One of the simplest experiments on the surface of the Moon by the Apollo astronauts was to deploy a set of mirrors. The mirrors were pointed back at the Earth, so that astronomers could shine high-powered lasers at the Moon and measure precisely how long it took the laser light to reflect back to the Earth. Knowing the travel time and the speed of light, the distance to the Moon can be measured to better than 0.04 inches (1 millimeter). Over time, these kinds of measurements have revealed that the Moon is slowly spiraling away from the Earth, at a rate of about 1.5 inches (3.8 centimeters) per year.

Why is the Moon receding from the Earth? The answer is the conservation of angular momentum.
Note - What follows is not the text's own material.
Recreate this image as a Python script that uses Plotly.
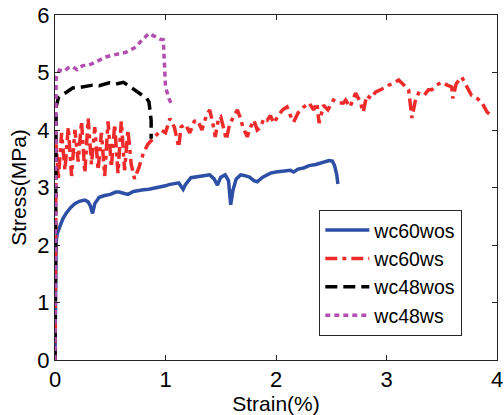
import plotly.graph_objects as go

# ---- stress-strain curves (strain in %, stress in MPa) ----
wc60wos_strain = [0, 0.005, 0.01, 0.02, 0.04, 0.07, 0.10, 0.14, 0.18, 0.22, 0.27, 0.30, 0.32, 0.34,
                  0.36, 0.40, 0.45, 0.50, 0.55, 0.58, 0.62, 0.66, 0.71, 0.76, 0.80, 0.85, 0.90, 0.95,
                  1.00, 1.03, 1.08, 1.12, 1.16, 1.18, 1.23, 1.28, 1.33, 1.40, 1.44, 1.47, 1.50, 1.54,
                  1.57, 1.59, 1.61, 1.64, 1.68, 1.71, 1.76, 1.80, 1.83, 1.88, 1.95, 2.00, 2.06, 2.13,
                  2.16, 2.20, 2.25, 2.30, 2.36, 2.43, 2.48, 2.51, 2.53, 2.55, 2.56]
wc60wos_stress = [0, 1.0, 2.05, 2.2, 2.3, 2.45, 2.55, 2.65, 2.72, 2.76, 2.78, 2.75, 2.68, 2.55,
                  2.72, 2.83, 2.86, 2.88, 2.92, 2.92, 2.90, 2.88, 2.93, 2.95, 2.96, 2.97, 2.99, 3.00,
                  3.03, 3.05, 3.06, 3.08, 2.97, 3.05, 3.17, 3.19, 3.20, 3.22, 3.15, 3.04, 3.18, 3.22,
                  3.12, 2.70, 2.95, 3.15, 3.22, 3.21, 3.18, 3.12, 3.10, 3.18, 3.25, 3.27, 3.28, 3.30,
                  3.27, 3.32, 3.34, 3.38, 3.40, 3.44, 3.47, 3.46, 3.38, 3.22, 3.06]

wc60ws_strain = [0, 0.01, 0.03, 0.06, 0.09, 0.12, 0.15, 0.18, 0.21, 0.24, 0.27, 0.30, 0.33, 0.36,
                 0.39, 0.42, 0.45, 0.48, 0.51, 0.54, 0.57, 0.60, 0.63, 0.66, 0.69, 0.72, 0.76, 0.80,
                 0.84, 0.88, 0.92, 0.96, 1.00, 1.04, 1.08, 1.12, 1.14, 1.18, 1.22, 1.26,
                 1.29, 1.33, 1.37, 1.40, 1.43, 1.45, 1.48, 1.50, 1.53, 1.55, 1.58, 1.62, 1.65, 1.68,
                 1.70, 1.74, 1.77, 1.80, 1.83, 1.86, 1.89, 1.92, 1.95, 1.98, 2.02, 2.06, 2.10, 2.13,
                 2.16, 2.20, 2.25, 2.30, 2.34, 2.37, 2.39, 2.43, 2.47, 2.52, 2.57, 2.61, 2.63, 2.67,
                 2.70, 2.72, 2.76, 2.79, 2.82, 2.86, 2.90, 2.95, 3.00, 3.02, 3.07, 3.11, 3.15, 3.20,
                 3.23, 3.26, 3.29, 3.34, 3.38, 3.41, 3.45, 3.50, 3.55, 3.59, 3.60, 3.63, 3.66, 3.68,
                 3.70, 3.73, 3.77, 3.82, 3.86, 3.91, 3.93]
wc60ws_stress = [0, 3.75, 3.15, 3.95, 3.3, 4.05, 3.2, 4.0, 3.45, 4.15, 3.25, 4.2, 3.4, 4.05,
                 3.3, 3.95, 3.2, 4.15, 3.35, 4.1, 3.25, 4.15, 3.3, 4.0, 3.4, 3.15, 3.35, 3.6,
                 3.75, 3.83, 3.9, 4.0, 3.95, 4.2, 4.05, 3.7, 4.05, 4.1, 3.95, 4.15,
                 4.17, 4.0, 4.25, 4.35, 4.1, 3.88, 4.2, 4.23, 4.0, 3.83, 4.1, 4.25, 4.35, 4.2,
                 4.05, 3.88, 4.05, 4.17, 4.0, 4.05, 4.2, 4.17, 4.25, 4.12, 4.25, 4.35, 4.4, 4.25,
                 4.14, 4.3, 4.4, 4.47, 4.35, 4.47, 4.12, 4.43, 4.35, 4.52, 4.47, 4.47, 4.52, 4.4,
                 4.55, 4.64, 4.5, 4.31, 4.6, 4.55, 4.66, 4.7, 4.75, 4.78, 4.82, 4.87, 4.8, 4.7,
                 4.21, 4.5, 4.64, 4.6, 4.7, 4.7, 4.78, 4.83, 4.78, 4.75, 4.55, 4.8, 4.88, 4.92,
                 4.85, 4.75, 4.6, 4.55, 4.49, 4.31, 4.28]

wc48wos_strain = [0, 0.005, 0.01, 0.03, 0.08, 0.12, 0.16, 0.22, 0.28, 0.34, 0.40, 0.45, 0.49,
                  0.55, 0.60, 0.62, 0.66, 0.70, 0.75, 0.79, 0.83, 0.85, 0.87, 0.87]
wc48wos_stress = [0, 2.0, 4.4, 4.56, 4.62, 4.68, 4.73, 4.74, 4.76, 4.78, 4.77, 4.80, 4.82,
                  4.80, 4.82, 4.83, 4.78, 4.73, 4.66, 4.61, 4.55, 4.49, 4.17, 3.85]

wc48ws_strain = [0, 0.005, 0.01, 0.04, 0.08, 0.12, 0.16, 0.20, 0.25, 0.31, 0.36, 0.41, 0.46, 0.52,
                 0.58, 0.64, 0.69, 0.73, 0.78, 0.82, 0.85, 0.88, 0.91, 0.95, 0.98, 0.99, 1.00, 1.03,
                 1.05]
wc48ws_stress = [0, 2.5, 4.9, 5.04, 5.02, 5.08, 5.10, 5.05, 5.12, 5.13, 5.18, 5.22, 5.27, 5.30,
                 5.33, 5.35, 5.40, 5.44, 5.55, 5.62, 5.68, 5.65, 5.62, 5.58, 5.57, 5.2, 4.75, 4.55,
                 4.47]

x_ticks = [0, 1, 2, 3, 4]
y_ticks = [0, 1, 2, 3, 4, 5, 6]

FONT = "Liberation Sans, Arial, sans-serif"

fig = go.Figure()
fig.add_trace(go.Scatter(x=wc60wos_strain, y=wc60wos_stress, mode="lines", name="wc60wos",
                         line=dict(color="#2E4FA6", width=3.5)))
fig.add_trace(go.Scatter(x=wc60ws_strain, y=wc60ws_stress, mode="lines", name="wc60ws",
                         line=dict(color="#EE2A2A", width=3.5, dash="12px,5px,4px,5px")))
fig.add_trace(go.Scatter(x=wc48wos_strain, y=wc48wos_stress, mode="lines", name="wc48wos",
                         line=dict(color="#000000", width=3.5, dash="12px,6px")))
fig.add_trace(go.Scatter(x=wc48ws_strain, y=wc48ws_stress, mode="lines", name="wc48ws",
                         line=dict(color="#B24FB0", width=3.5, dash="5px,4px")))

axis_common = dict(
    showline=True, linecolor="#262626", linewidth=1, mirror="ticks",
    ticks="inside", ticklen=5, tickcolor="#262626", showgrid=False, zeroline=False,
    tickfont=dict(family=FONT, size=22, color="black"),
    ticklabeloverflow="allow",
)

fig.update_layout(
    width=504, height=415,
    margin=dict(l=55, r=1, t=15, b=55),
    paper_bgcolor="white", plot_bgcolor="white",
    font=dict(family=FONT, color="black"),
    xaxis=dict(range=[0, 4], tickvals=x_ticks,
               title=dict(text="Strain(%)", font=dict(family=FONT, size=21), standoff=0),
               **axis_common),
    yaxis=dict(range=[0, 6], tickvals=y_ticks,
               title=dict(text="Stress(MPa)", font=dict(family=FONT, size=21), standoff=4),
               **axis_common),
    legend=dict(x=0.598, y=0.435, xanchor="left", yanchor="top",
                bgcolor="white", bordercolor="#262626", borderwidth=1, itemwidth=44,
                font=dict(family=FONT, size=19.5, color="black")),
    showlegend=True,
)

fig.write_html("out.html")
The Moon’s gravity raises tidal “bulges” in the Earth’s oceans that produce a drag force on the Earth’s crust that is (gradually) slowing down the spin of our planet. Earth’s loss of angular momentum is the Moon’s gain. As the Moon speeds up, it moves farther away, according to Kepler’s Laws of Planetary Motion. The fact that the Moon is moving away today means it was much closer very long ago when it formed. Indeed, the Moon may once have appeared as much as fifteen times bigger than it does today in our night sky!

One implication of the Moon’s spiraling-out motion is that it is slowly (very slowly) getting smaller in the sky as seen from the Earth. Today, the apparent angular size of the Moon in the sky varies (depending on where the Moon is in its slightly elliptical orbit) from just a little less than the apparent angular size of the Sun to just a little more—when total solar eclipses are possible. As the Moon gets smaller in the sky over time, however, eventually it won’t be able to completely cover the Sun’s disk. Some day, about 600 million years from now, our far-distant descendants (whoever or whatever they are), will gather to watch the last total solar eclipse visible from the Earth’s surface. From then on, all similar events will be annular solar eclipses, displaying only a glorious annulus or ring of sunlight around the dark face of the Moon.

SEE ALSO The Earth Is Round! (c. 500 BCE), Laws of Planetary Motion (1619), Tides (1686), Gravity (1687), Geology on the Moon (1972), Global Positioning System (1973), North American Solar Eclipse (2017)

In the far future, the Moon will be too far away from the Earth to completely block the disk of the Sun, and all solar eclipses will be “annular” eclipses like this one, from May 20, 2012.